The Wii remote needs 3.0 volts of DC which is what it gets off of batteries.  I don’t want to have to change batteries, so a simple LM1117-based voltage regulator circuit takes a 3-5v wall wart source and brings it down to a steady 3v. 


Starting with the code from the Darwiinremote project, I hacked it up until it behaved like I needed.  I removed the auto-discover mode that the project likes to use and instead initiated a connection to a known MAC address over Bluetooth.  The discovery process was never reliable for me.  I changed the Bluetooth communication calls to use async callback functions so that the main thread executing Bluetooth communications wouldn’t hold back my video rendering.


OpenGL and Quicktime:

To display a HD video onto two different screens, one can share the Quicktime context with the OpenGL contexts so that they would all have access to the frames at the same time.  This works out great and uses hardware acceleration as much as possible.

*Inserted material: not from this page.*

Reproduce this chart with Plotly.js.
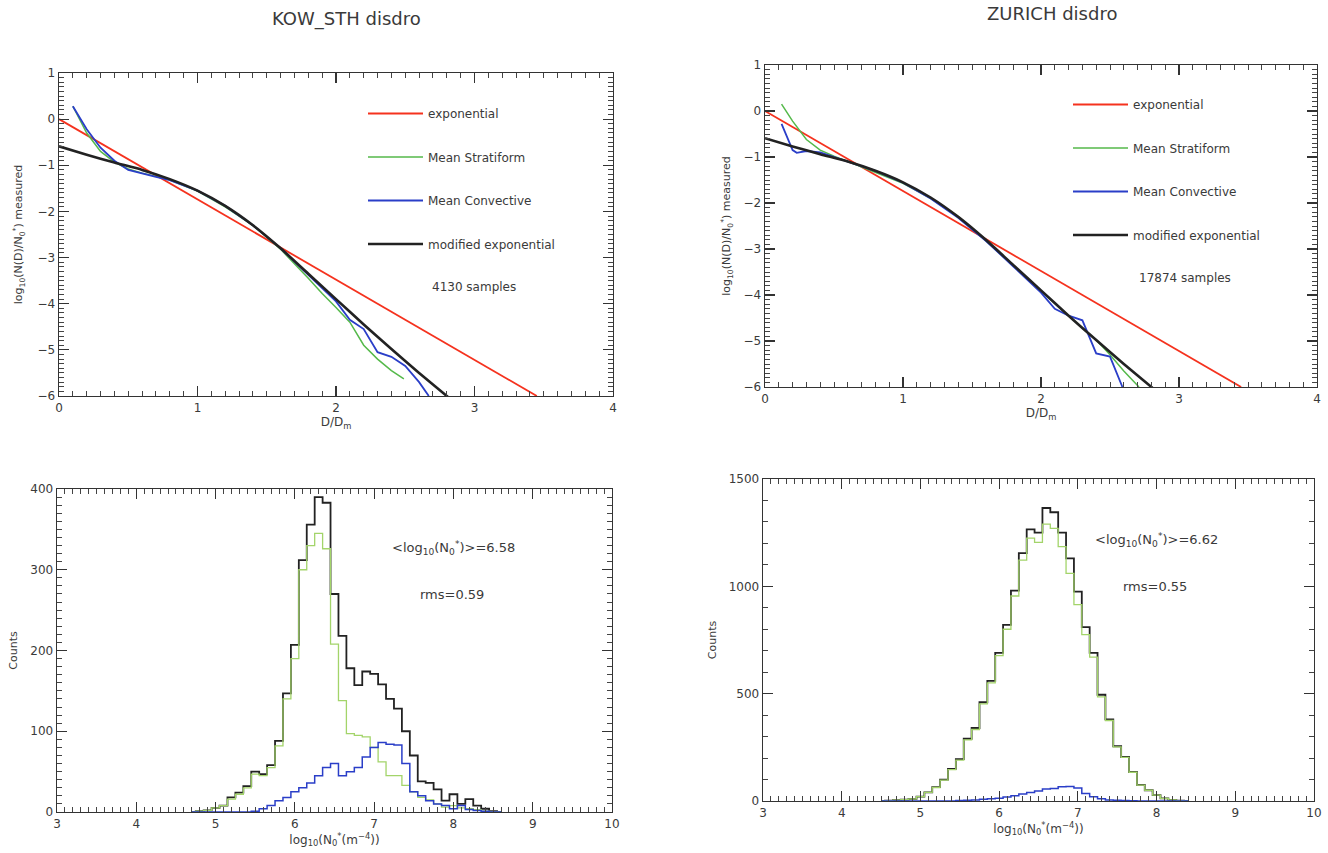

The user’s head location (provided by IR via the Wiimote) is used to calculate a proper viewing frustum in OpenGL.  Since the view vector is non-orthogonal to the image plane, we have to do some extra work in OpenGL.  It’s just like rendering the wall of a CAVE


My OS X application’s preferences panel allows the user to specify the physical layout of the displays in relation to the tracker origin (Wiimote) in a table format.  This way, any gaps between the displays are automatically calculated out of the rendered views and the tracking data is now in relation to the displays.


The video card in the Mac Pro supports OpenGL textures up to 4096x4096.  This is great for high-res still photos, but as far as I can tell, there’s no hope for sending 4K video over the bus in real-time.  If someone knows otherwise, please let me know.

Power:

HDTVs aren’t as smart as computer monitors when it comes to power savings.  Computer monitors can sense a signal on their input and automatically turn on/off based on that signal.  HDTVs aren’t as convenient.  I use a Smart Strip to automatically turn off power to the displays, Wiimote, audio amp, and fans whenever the computer is asleep or off.  While the Smart Strip worked far better than the APC Power-saving Surge Arrest did at detecting the power draw of the Mac Pro tower, it still isn’t 100% reliable at detecting the difference between sleep and wake power draw.  One approach to make this more reliable would be to replace the relay in the Smart Strip with a lower voltage relay capable of being driven by SATA power.  This way the strip doesn’t have to sense power draw.


The displays are set to automatically turn on whenever power is restored to them.   The Mac is doing an OK job at handling the displays in this manner.  I’m having some difficulty with what I guess to be the computer waking from an HDMI signal glitch as the displays power off.

High Resolution Video:

After experimenting with consumer HD video equipment, I was disappointed in the resulting lack of detail.  While the Winscape cannot currently handle 4K video to the displays, they do greatly benefit from 1080p video with as much detail as possible.  After getting excited by the capabilities of the RED One camera, I hired a camera rental for a day in San Francisco.  The results are 4K video that can be down-sampled to 1080p with much higher detail than I could get with even broadcast-level professional HD video equipment.  I’m using a Canon 7D now, but it of course can’t compete with the RED One.


Check out the scenes page for tips on shooting footage and examples of the scenes I’m using.

 
I created a head tracking class in my OS X application that performs sanity checking on the data retrieved from the Wiimote.  If the X,Y,Z data was outside of the pre-configured bounds of the room, the data would be clipped.  Since Z data (distance to the IR points) is calculated based on the distance between X,Y data of two points, the Z data is pretty noisy.  I added a simple temporal filter to smooth out the Z data.


The circuit to the left simulates a Wii sensor bar.  Two clusters of IR LED emitters spread out the IR light via nine IR LEDs so that the “bar” is visible to the Wiimote from just about any normal orientation of the viewer.  A switch and red LED indicate whether the circuit is powered or not.  This board hangs from the viewer’s neck like a necklace.

 

Mounting the displays to the wall in portrait orientation was also a challenge since all HDTV viewing is done in landscape orientation.  With some minor modifications for bolt width, brackets from Peerless Mounts did the trick (PLP-V4X3 with SF16D). 


Plasma displays consume between 250 and 430 watts of power each and therefore generate quite a lot of heat.  That heat needs to be vented from the cavity to avoid damage to the electronics and fire risk.  I mounted two PVC plastic pipes above the displays that punch through the wall into the garage in the next room.  The pipes have very quiet fans on the end of them to pull the warm air out of the cavity into the garage.  The pipe below the displays serves as a wiring conduit to connect the displays and peripherals to the computer in the garage.  Cool air can enter the cavity via the wiring conduit or via slats underneath the bookshelf.